Updated: Sep 3
In the modern world we live in we spend all our time looking at the big picture, trying to be as inclusive as possible to ensure everyone is treated equally.
What if treating everyone the same puts people at risk? Or means we can't see the opportunities that are right in front of us.
I have been reading 'The Invisible Woman' by Caroline Criado Perez, which looks at the data gap between men and women in the real world.
Did you know that the tell tale signs for a heart attack are; pain or discomfort in the chest, pain in the left arm and shortness of breath - these symptoms are common just in men? I didn't I also found out that women are 47% more likely to be injured in car accidents because the majority of crash test dummies (and therefore safety measures), are based on a male's physique.
While reading this book, it made me realise that most businesses are doing the same thing when it comes to their employees.
When was the last time your business looked at the difference between genders, generations,positions, departments and locations, when reviewing your own data?

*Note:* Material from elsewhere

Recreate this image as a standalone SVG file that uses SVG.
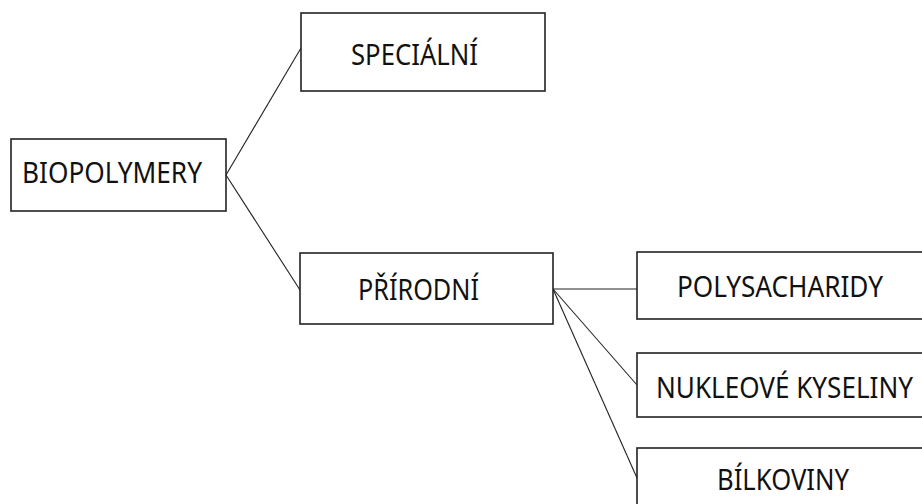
<svg xmlns="http://www.w3.org/2000/svg" width="922" height="504" viewBox="0 0 922 504">
<style>
.box{fill:#fff;stroke:#222;stroke-width:1.6}
.lbl{font-family:"Noto Sans","Open Sans",sans-serif;font-size:29px;fill:#111}
.con{stroke:#222;stroke-width:1.1;fill:none}
</style>
<rect width="922" height="504" fill="#fff"/>
<g id="connectors">
<line class="con" x1="226" y1="175" x2="301" y2="48"/>
<line class="con" x1="226" y1="175" x2="300" y2="290"/>
<line class="con" x1="553" y1="289" x2="637" y2="289"/>
<line class="con" x1="553" y1="289" x2="637" y2="385"/>
<line class="con" x1="553" y1="289" x2="637" y2="478"/>
</g>
<g id="biopolymery">
<rect class="box" x="11" y="139" width="215" height="72"/>
<text class="lbl" x="22" y="183" textLength="180" lengthAdjust="spacingAndGlyphs">BIOPOLYMERY</text>
</g>
<g id="specialni">
<rect class="box" x="301" y="13" width="244" height="78"/>
<text class="lbl" x="351" y="65" textLength="127" lengthAdjust="spacingAndGlyphs">SPECIÁLNÍ</text>
</g>
<g id="prirodni">
<rect class="box" x="300" y="253" width="253" height="71"/>
<text class="lbl" x="358" y="300" textLength="121" lengthAdjust="spacingAndGlyphs">PŘÍRODNÍ</text>
</g>
<g id="polysacharidy">
<rect class="box" x="637" y="252" width="300" height="67"/>
<text class="lbl" x="677" y="297" textLength="206" lengthAdjust="spacingAndGlyphs">POLYSACHARIDY</text>
</g>
<g id="nukleove">
<rect class="box" x="637" y="353" width="300" height="64"/>
<text class="lbl" x="656" y="398" textLength="257" lengthAdjust="spacingAndGlyphs">NUKLEOVÉ KYSELINY</text>
</g>
<g id="bilkoviny">
<rect class="box" x="637" y="448" width="300" height="70"/>
<text class="lbl" x="717" y="490" textLength="132" lengthAdjust="spacingAndGlyphs">BÍLKOVINY</text>
</g>
</svg>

Are we so focused on being inclusive that we are missing real opportunities for growth?
The next time you run an engagement or culture survey, look at the overall numbers, but don't think that making improvements for the average employee actually represents all employees.
Programs like the STAR Workplace Program and Fusion Culture Program allow businesses to seize opportunities for all employees, regardless of their demographic and rather than just focusing on the average. Afterall, wouldn't you want to work in a business that focuses on you as a person rather than the average of your peers?